Reports have put the fall in property prices at 4 per cent in Dubai, and 5 per cent in Abu Dhabi, in August alone. Falls in September and October are likely to be even greater.

The first wave of redundancies at developers is now under way and project work is already slowing on some of Dubai's signature developments. By pulling credit lines to employees at some of Dubai's biggest companies, Emirates NBD, the region's biggest bank by assets, has signalled that it expects the market will continue to fall.

As the emirate's economic growth slows, more lay-offs will undoubtedly be announced.

The number of new workers arriving in the emirate will also dwindle, putting further down-ward pressure on real estate in the emirate.

Other banks in the country now face the choice of whether to try to attract the customers Emirates NBD is passing up, or also view them as too risky. Given that confidence in Dubai's real estate sector is now so low, they will be tempted to steer clear of customers who may quickly find themselves unemployed.

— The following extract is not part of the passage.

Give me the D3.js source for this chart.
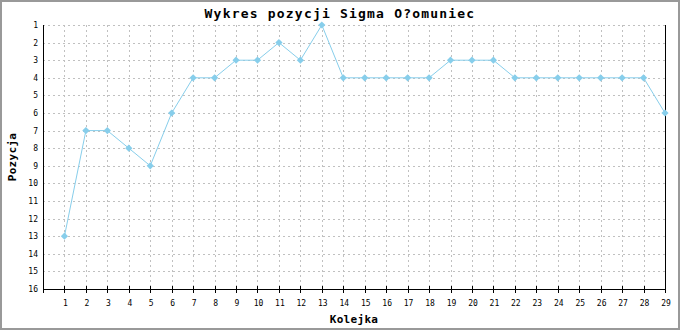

The Central Bank of the UAE says it is looking at ways to prop up the real estate sector, but it is difficult to see what it can do to persuade people to buy in a market that could be on the edge of freefall.

The best it can do is to allow the market to quickly find its floor, so the recovery can begin, and avoid falling into the trap of using government intervention to take on the impossible task of stopping a sharp correction in an overvalued market.